By Dr. Billye Sankofa Waters

It is not a surprise that the film Straight Outta Compton has had great success at the box office. To many hip hop heads, this biopic about NWA, one of the most pivotal and provocative groups in hip hop history, is long overdue.  However, it wouldn’t be an NWA film without controversy. In this article, Dr. Billye Sankofa Waters responds to the film from her personal and scholarly platforms.  

I recognize the social significance and lyrical contributions of NWA; I grew up as a young girl under their watch. As a matter of fact, most of the hip hop/rap I first listened to was from the West Coast and I often found myself caught between wanting to be a “bad bitch” or a “gangsta bitch” (but of course never a “hoe bitch” or a “crack bitch”).
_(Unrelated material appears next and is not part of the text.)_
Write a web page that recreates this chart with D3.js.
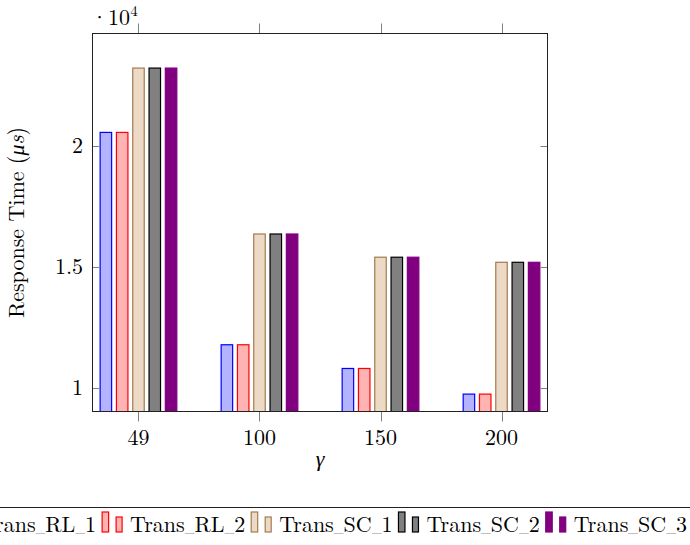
<!DOCTYPE html>
<html>
<head>
<meta charset="utf-8">
<script src="https://cdn.jsdelivr.net/npm/d3@7"></script>
<style>
  body { margin: 0; background: #fff; }
</style>
</head>
<body>
<svg id="chart" width="690" height="545" font-family="'Latin Modern Roman', 'Liberation Serif', serif"></svg>
<script>
// Data (response time in microseconds)
var categories = ["49", "100", "150", "200"];
var seriesNames = ["Trans_RL_1", "Trans_RL_2", "Trans_SC_1", "Trans_SC_2", "Trans_SC_3"];
var transRL1 = [20560, 11780, 10800, 9740];
var transRL2 = [20560, 11780, 10800, 9740];
var transSC1 = [23220, 16360, 15400, 15190];
var transSC2 = [23220, 16360, 15400, 15190];
var transSC3 = [23220, 16360, 15400, 15190];
var yTicks = [10000, 15000, 20000];
var yTickLabels = ["1", "1.5", "2"];

var seriesValues = [transRL1, transRL2, transSC1, transSC2, transSC3];
var fills = ["#b3b3ff", "#ffb3b3", "#ecd9c6", "#808080", "#800080"];
var strokes = ["#0000ff", "#ff0000", "#a57a4d", "#000000", "#800080"];

var svg = d3.select("#chart");

// Plot frame (don't call it "top": that's window.top)
var plotLeft = 92.5, plotRight = 547.5, plotTop = 33.5, plotBottom = 411.5;

var x = d3.scalePoint()
    .domain(categories)
    .range([plotLeft, plotRight])
    .padding(0.38);

var y = d3.scaleLinear()
    .domain([9000, 24670])
    .range([412, 33]);

// Bars: five per group, 16.3px apart, 11.5px wide
var barStep = 16.3, barWidth = 11.5;

var bars = [];
seriesValues.forEach(function (vals, s) {
    vals.forEach(function (v, c) {
        bars.push({ s: s, cat: categories[c], value: v });
    });
});

svg.append("defs").append("clipPath").attr("id", "plotclip")
    .append("rect")
    .attr("x", plotLeft).attr("y", plotTop)
    .attr("width", plotRight - plotLeft).attr("height", plotBottom - plotTop);

svg.append("g")
    .attr("class", "bars")
    .attr("clip-path", "url(#plotclip)")
    .selectAll("rect")
    .data(bars)
    .enter()
    .append("rect")
    .attr("x", function (d) { return x(d.cat) + (d.s - 2) * barStep - barWidth / 2; })
    .attr("y", function (d) { return y(d.value); })
    .attr("width", barWidth)
    .attr("height", function (d) { return plotBottom + 2 - y(d.value); })
    .attr("fill", function (d) { return fills[d.s]; })
    .attr("stroke", function (d) { return strokes[d.s]; })
    .attr("stroke-width", 1.2);

// Tick marks: x ticks outside (top and bottom), y ticks inside (left and right)
var ticks = svg.append("g").attr("stroke", "#808080").attr("stroke-width", 1);

categories.forEach(function (c) {
    var px = Math.round(x(c)) + 0.5;
    ticks.append("line").attr("x1", px).attr("x2", px).attr("y1", plotBottom).attr("y2", plotBottom + 10);
    ticks.append("line").attr("x1", px).attr("x2", px).attr("y1", plotTop).attr("y2", plotTop - 10);
});

yTicks.forEach(function (t) {
    var py = Math.round(y(t)) + 0.5;
    ticks.append("line").attr("x1", plotLeft).attr("x2", plotLeft + 7).attr("y1", py).attr("y2", py);
    ticks.append("line").attr("x1", plotRight).attr("x2", plotRight - 7).attr("y1", py).attr("y2", py);
});

// Frame
svg.append("rect")
    .attr("x", plotLeft).attr("y", plotTop)
    .attr("width", plotRight - plotLeft).attr("height", plotBottom - plotTop)
    .attr("fill", "none")
    .attr("stroke", "#222")
    .attr("stroke-width", 1);

// Tick labels
svg.append("g").selectAll("text")
    .data(categories)
    .enter()
    .append("text")
    .attr("x", function (d) { return x(d); })
    .attr("y", 445)
    .attr("text-anchor", "middle")
    .style("font-size", "22px")
    .text(function (d) { return d; });

svg.append("g").selectAll("text")
    .data(yTicks)
    .enter()
    .append("text")
    .attr("x", 83)
    .attr("y", function (d) { return y(d) + 7.5; })
    .attr("text-anchor", "end")
    .style("font-size", "22px")
    .text(function (d, i) { return yTickLabels[i]; });

// Scale factor label
var mult = svg.append("text")
    .attr("x", 91)
    .attr("y", 25)
    .style("font-size", "22px");
mult.append("tspan").text("\u00b710");
mult.append("tspan").attr("dy", -9).style("font-size", "15px").text("4");

// Axis labels
var ylab = svg.append("text")
    .attr("transform", "translate(24," + ((plotTop + plotBottom) / 2) + ") rotate(-90)")
    .attr("text-anchor", "middle")
    .style("font-size", "22px");
ylab.append("tspan").text("Response Time (");
ylab.append("tspan").style("font-style", "italic").text("\u03bcs");
ylab.append("tspan").text(")");

svg.append("text")
    .attr("x", (plotLeft + plotRight) / 2)
    .attr("y", 466)
    .attr("text-anchor", "middle")
    .style("font-size", "22px")
    .style("font-style", "italic")
    .text("\u03b3");

// Legend: one row, centred below the plot.
// LaTeX's \_ is a short rule, so draw underscores in a smaller size
function labelWithShortUnderscores(textSel, name) {
    name.split("_").forEach(function (part, k) {
        if (k > 0) {
            textSel.append("tspan").style("font-size", "13px").text("_");
        }
        textSel.append("tspan").text(part);
    });
}

var legend = svg.append("g").attr("class", "legend");
var entryX = 0;
var entries = [];
seriesNames.forEach(function (name, i) {
    var g = legend.append("g");
    g.append("rect")
        .attr("x", 0).attr("y", 512).attr("width", 6.5).attr("height", 20)
        .attr("fill", fills[i]).attr("stroke", strokes[i]).attr("stroke-width", 1.2);
    g.append("rect")
        .attr("x", 14).attr("y", 517).attr("width", 6).attr("height", 15)
        .attr("fill", fills[i]).attr("stroke", strokes[i]).attr("stroke-width", 1.2);
    var t = g.append("text")
        .attr("x", 28).attr("y", 532)
        .style("font-size", "22px");
    labelWithShortUnderscores(t, name);
    var w = 28 + t.node().getComputedTextLength() + 6;
    entries.push({ g: g, offset: entryX });
    entryX += w;
});
var legendStart = (plotLeft + plotRight) / 2 - (entryX - 6) / 2;
entries.forEach(function (e) {
    e.g.attr("transform", "translate(" + (legendStart + e.offset) + ",0)");
});

legend.insert("rect", ":first-child")
    .attr("x", legendStart - 6)
    .attr("y", 507.5)
    .attr("width", entryX + 6)
    .attr("height", 40)
    .attr("fill", "#fff")
    .attr("stroke", "#222")
    .attr("stroke-width", 1);
</script>
</body>
</html>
Now, as a grown woman, I felt very conflicted about going to see this movie. In the past few months leading up to the release, we’ve all been reminded of the remarkable contributions Dr. Dre and Ice Cube have made in the entertainment industry – e.g. bringing the West Coast into the hip hop conversation, discovering/producing talent such as Eminem, Snoop, and Kendrick, showing a universal evolution from “niggaz wit attitudes” to daddies with family-friendly adventures who make million-dollar industry deals. The latter contribution is the most brilliant and impressive.